__Task to complete__
Pick out each line below containing "that".

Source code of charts

_ _ _ _ _ _ _

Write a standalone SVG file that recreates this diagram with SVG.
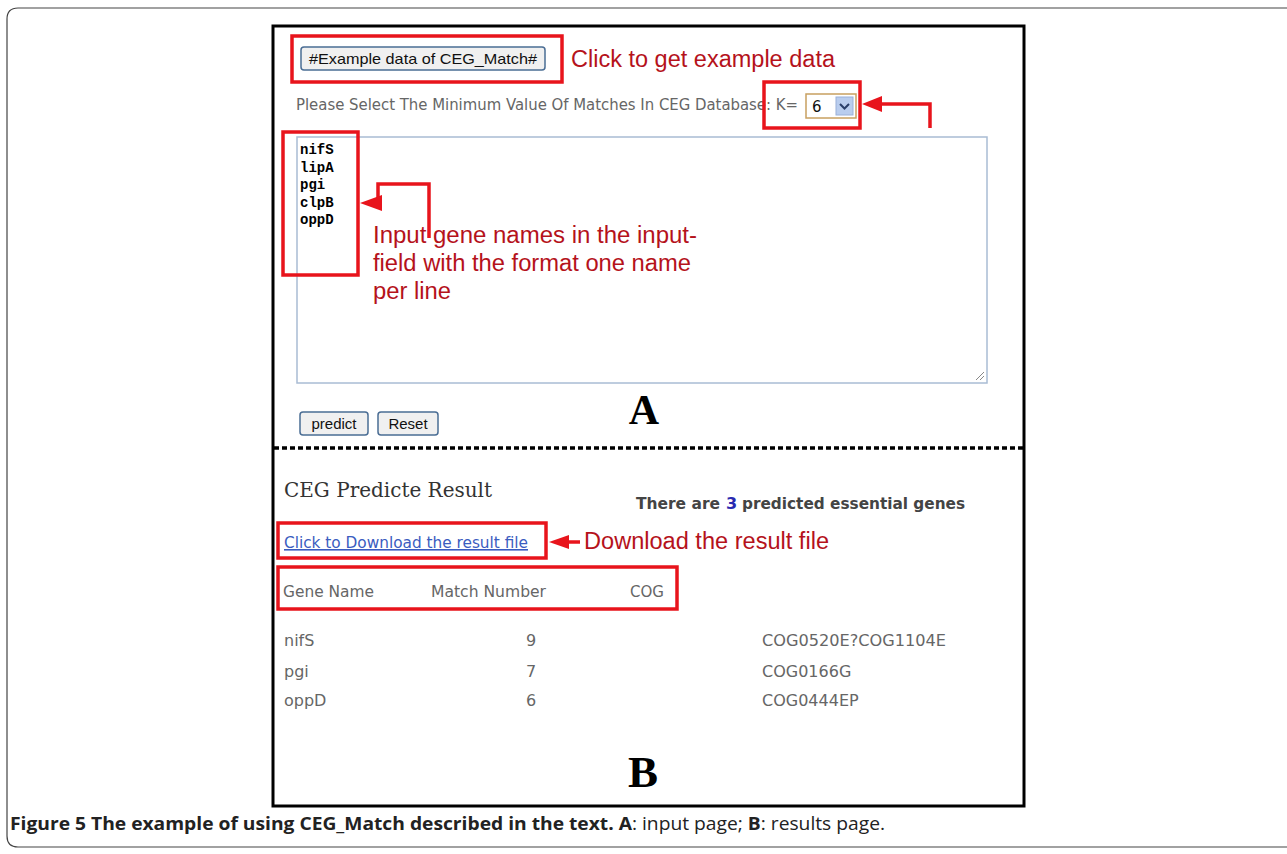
<svg xmlns="http://www.w3.org/2000/svg" width="1287" height="854" viewBox="0 0 1287 854">
<defs>
<style>
.hl{fill:none;stroke:#e8141c;stroke-width:3.5}
.ann{font-family:"Liberation Sans",Arial,sans-serif;font-size:23px;fill:#b5121b}
.ui{font-family:"DejaVu Sans",Verdana,sans-serif;fill:#666}
.btn{fill:#f0f0f0;stroke:#4a6d94;stroke-width:1.5}
.btnt{font-family:"Liberation Sans",Arial,sans-serif;font-size:15px;fill:#111}
.mono{font-family:"Liberation Mono","Courier New",monospace;font-size:14px;fill:#000;font-weight:bold}
.big{font-family:"Liberation Serif","Times New Roman",serif;font-weight:bold;fill:#000;text-anchor:middle}
.tbl{font-family:"DejaVu Sans",Tahoma,sans-serif;font-size:16px;fill:#666}
.cnt{font-family:"DejaVu Sans",Tahoma,sans-serif;font-weight:bold;font-size:16px;fill:#444}
.cap{font-family:"Open Sans","DejaVu Sans",sans-serif;font-size:18px;fill:#222}
.conn{fill:none;stroke:#e8141c;stroke-width:3.5}
.head{fill:#e8141c}
</style>
</defs>
<rect width="1287" height="854" fill="#fff"/>
<path d="M1290,8 H18 Q7,8 7,19 V836 Q7,847 18,847 H1290" fill="none" stroke="#444" stroke-width="1.2"/>
<rect x="273" y="26" width="751" height="780" fill="#fff" stroke="#000" stroke-width="3"/>

<g id="example-button">
<rect class="btn" x="301" y="47" width="244" height="23" rx="3"/>
<text class="btnt" x="309" y="64" textLength="228" lengthAdjust="spacingAndGlyphs">#Example data of CEG_Match#</text>
<rect class="hl" x="292" y="36" width="270" height="46"/>
</g>
<g id="example-label"><text class="ann" x="571" y="67" textLength="264" lengthAdjust="spacingAndGlyphs">Click to get example data</text></g>

<g id="k-prompt"><text class="ui" x="296" y="110" font-size="15" textLength="502" lengthAdjust="spacingAndGlyphs">Please Select The Minimum Value Of Matches In CEG Database: K=</text></g>
<g id="k-select">
<rect x="806" y="94" width="50" height="24" fill="#fff" stroke="#c8a060" stroke-width="1.5"/>
<text x="812" y="112" font-family="'DejaVu Sans',sans-serif" font-size="15" fill="#111">6</text>
<rect x="836" y="97" width="17" height="18" fill="#b9cdee" stroke="#9ab0d8"/>
<path d="M840,104 L844.5,108.5 L849,104" fill="none" stroke="#2a3f6a" stroke-width="2"/>
<rect class="hl" x="764" y="82" width="96" height="46"/>
</g>
<g id="k-label">
<text class="ann" x="739" y="162" textLength="197" lengthAdjust="spacingAndGlyphs">Choses the cluster</text>
<text class="ann" x="739" y="190" textLength="204" lengthAdjust="spacingAndGlyphs">size with 6 (a gene</text>
<text class="ann" x="739" y="218" textLength="208" lengthAdjust="spacingAndGlyphs">shared by 6 strains)</text>
</g>

<g id="textarea">
<rect x="297" y="137" width="690" height="246" fill="#fff" stroke="#a9bcd4" stroke-width="1.5"/>
<path d="M976,380 L984,372 M980,380 L984,376" stroke="#888" stroke-width="1"/>
</g>
<g id="gene-list">
<text class="mono" x="300" y="154">nifS</text>
<text class="mono" x="300" y="172">lipA</text>
<text class="mono" x="300" y="189">pgi</text>
<text class="mono" x="300" y="207">clpB</text>
<text class="mono" x="300" y="224">oppD</text>
<rect class="hl" x="283" y="132" width="75" height="143"/>
</g>
<g id="input-label">
<text class="ann" x="373" y="243" textLength="324" lengthAdjust="spacingAndGlyphs">Input gene names in the input-</text>
<text class="ann" x="373" y="271" textLength="318" lengthAdjust="spacingAndGlyphs">field with the format one name</text>
<text class="ann" x="373" y="299" textLength="78" lengthAdjust="spacingAndGlyphs">per line</text>
</g>

<g id="predict-buttons">
<rect class="btn" x="300" y="412" width="68" height="23" rx="3"/>
<text class="btnt" x="334" y="429" text-anchor="middle">predict</text>
<rect class="btn" x="378" y="412" width="60" height="23" rx="3"/>
<text class="btnt" x="408" y="429" text-anchor="middle">Reset</text>
</g>
<g id="label-A"><text class="big" x="644" y="424" font-size="42">A</text></g>

<line x1="274" y1="448" x2="1023" y2="448" stroke="#000" stroke-width="3.5" stroke-dasharray="5,3"/>

<g id="result-title"><text x="284" y="497" font-family="'DejaVu Serif',Georgia,serif" font-size="21" fill="#333" textLength="208" lengthAdjust="spacingAndGlyphs">CEG Predicte Result</text></g>
<g id="result-count">
<text class="cnt" x="636" y="509" textLength="84" lengthAdjust="spacingAndGlyphs">There are</text>
<text class="cnt" x="726" y="509" fill="#2a2ab0" style="fill:#2a2ab0">3</text>
<text class="cnt" x="742" y="509" textLength="223" lengthAdjust="spacingAndGlyphs">predicted essential genes</text>
</g>

<g id="download-link">
<text x="284" y="548" font-family="'DejaVu Sans',Tahoma,sans-serif" font-size="16" fill="#3a5cc0" text-decoration="underline" textLength="244" lengthAdjust="spacingAndGlyphs">Click to Download the result file</text>
<rect class="hl" x="278" y="523" width="268" height="35"/>
</g>
<g id="download-label"><text class="ann" x="584" y="549" textLength="245" lengthAdjust="spacingAndGlyphs">Download the result file</text></g>

<g id="table-header">
<text class="tbl" x="283" y="597" textLength="91" lengthAdjust="spacingAndGlyphs">Gene Name</text>
<text class="tbl" x="431" y="597" textLength="115" lengthAdjust="spacingAndGlyphs">Match Number</text>
<text class="tbl" x="630" y="597" textLength="34" lengthAdjust="spacingAndGlyphs">COG</text>
<rect class="hl" x="278" y="567" width="399" height="42"/>
</g>
<g id="table-rows">
<text class="tbl" x="284" y="646">nifS</text>
<text class="tbl" x="526" y="646">9</text>
<text class="tbl" x="762" y="646" textLength="184" lengthAdjust="spacingAndGlyphs">COG0520E?COG1104E</text>
<text class="tbl" x="284" y="677">pgi</text>
<text class="tbl" x="526" y="677">7</text>
<text class="tbl" x="762" y="677">COG0166G</text>
<text class="tbl" x="284" y="706">oppD</text>
<text class="tbl" x="526" y="706">6</text>
<text class="tbl" x="762" y="706">COG0444EP</text>
</g>
<g id="label-B"><text class="big" x="643" y="787" font-size="45">B</text></g>

<g id="connectors">
<path class="conn" d="M930,128 V104 H878"/>
<polygon class="head" points="862,104 882,96 882,112"/>
<path class="conn" d="M429,238 V184 H378 V203 H378"/>
<polygon class="head" points="360,203 382,195 382,211"/>
<path class="conn" d="M580,542 H565"/>
<polygon class="head" points="549,542 569,535 569,549"/>
</g>

<g id="caption"><text class="cap" x="10" y="830" textLength="875" lengthAdjust="spacingAndGlyphs"><tspan font-weight="bold">Figure 5 The example of using CEG_Match described in the text. A</tspan>: input page; <tspan font-weight="bold">B</tspan>: results page.</text></g>
</svg>
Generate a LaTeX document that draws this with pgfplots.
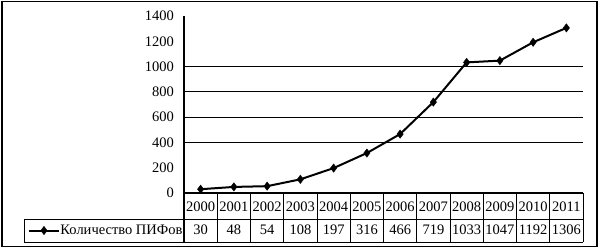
\documentclass[border=0pt]{standalone}
\usepackage{pgfplots}
\pgfplotsset{compat=1.18}
\usepackage{pgfplotstable}
\usepackage{fontspec}
\setmainfont{Liberation Serif}
\newcommand{\f}{\fontsize{14.5}{17}\selectfont}
\pgfplotstableread{
x year v
0 2000 30
1 2001 48
2 2002 54
3 2003 108
4 2004 197
5 2005 316
6 2006 466
7 2007 719
8 2008 1033
9 2009 1047
10 2010 1192
11 2011 1306
}\data
\begin{document}
\f
\begin{tikzpicture}[x=1pt,y=1pt]
\useasboundingbox (0,0) rectangle (600,249);
\draw[line width=1.6pt] (2,2.5) rectangle (597,247.5);
\begin{axis}[
  at={(184pt,56pt)}, anchor=south west,
  scale only axis, width=399pt, height=177pt,
  xmin=-0.5, xmax=11.5, ymin=0, ymax=1400,
  clip=false,
  axis x line=bottom, axis y line=left,
  axis line style={line width=1.2pt, -},
  xtick=\empty,
  ytick={0,200,...,1400},
  major tick length=0pt,
  extra y ticks={400,600,800,1000},
  extra y tick labels={},
  extra y tick style={grid=major},
  major grid style={black, line width=0.8pt},
  tick label style={font=\f},
  yticklabel style={xshift=-5pt},
  /pgf/number format/1000 sep={},
  /pgf/number format/assume math mode=true,
  legend style={draw=none, fill=none, font=\f, at={(-0.391,-0.212)}, anchor=west, inner sep=0pt, outer sep=0pt, cells={anchor=west}, nodes={inner xsep=0.5pt}},
  legend image code/.code={\draw[#1, mark repeat=2, mark phase=2] plot coordinates {(0pt,0pt) (15pt,0pt) (30pt,0pt)};},
]
\addplot[black, line width=2pt, mark=diamond*, mark size=4.2pt, mark options={line width=0.4pt}] table[x=x, y=v] {\data};
\addlegendentry{Количество ПИФов}
\addplot[draw=none, mark=none, point meta=explicit symbolic, nodes near coords, nodes near coords align=center, every node near coord/.append style={font=\f, inner sep=0pt, anchor=center}, forget plot] table[x=x, y expr=-105, meta=year] {\data};
\addplot[draw=none, mark=none, point meta=explicit symbolic, nodes near coords, nodes near coords align=center, every node near coord/.append style={font=\f, inner sep=0pt, anchor=center}, forget plot] table[x=x, y expr=-293, meta=v] {\data};
\end{axis}
% table grid
\foreach \k in {0,...,12} {\draw[line width=0.9pt] ({184+33.25*\k},56) -- ({184+33.25*\k},7);}
\draw[line width=0.9pt] (24,30) -- (583,30);
\draw[line width=0.9pt] (24,7) -- (583,7);
\draw[line width=0.9pt] (24,30) -- (24,7);
\draw[line width=1.2pt] (184,56) -- (184,7);
\end{tikzpicture}
\end{document}
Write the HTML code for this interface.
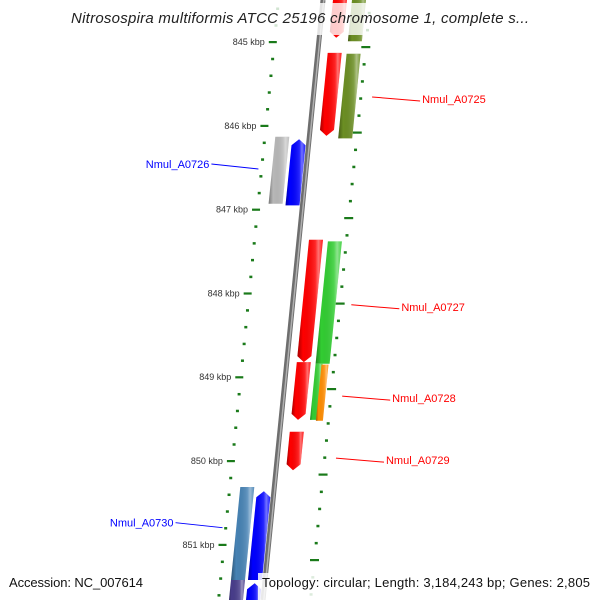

_ _ _ _ _ _ _

__Final answer__
Write a standalone SVG file that recreates this diagram with SVG.
Generate a LaTeX document that draws this with pgfplots.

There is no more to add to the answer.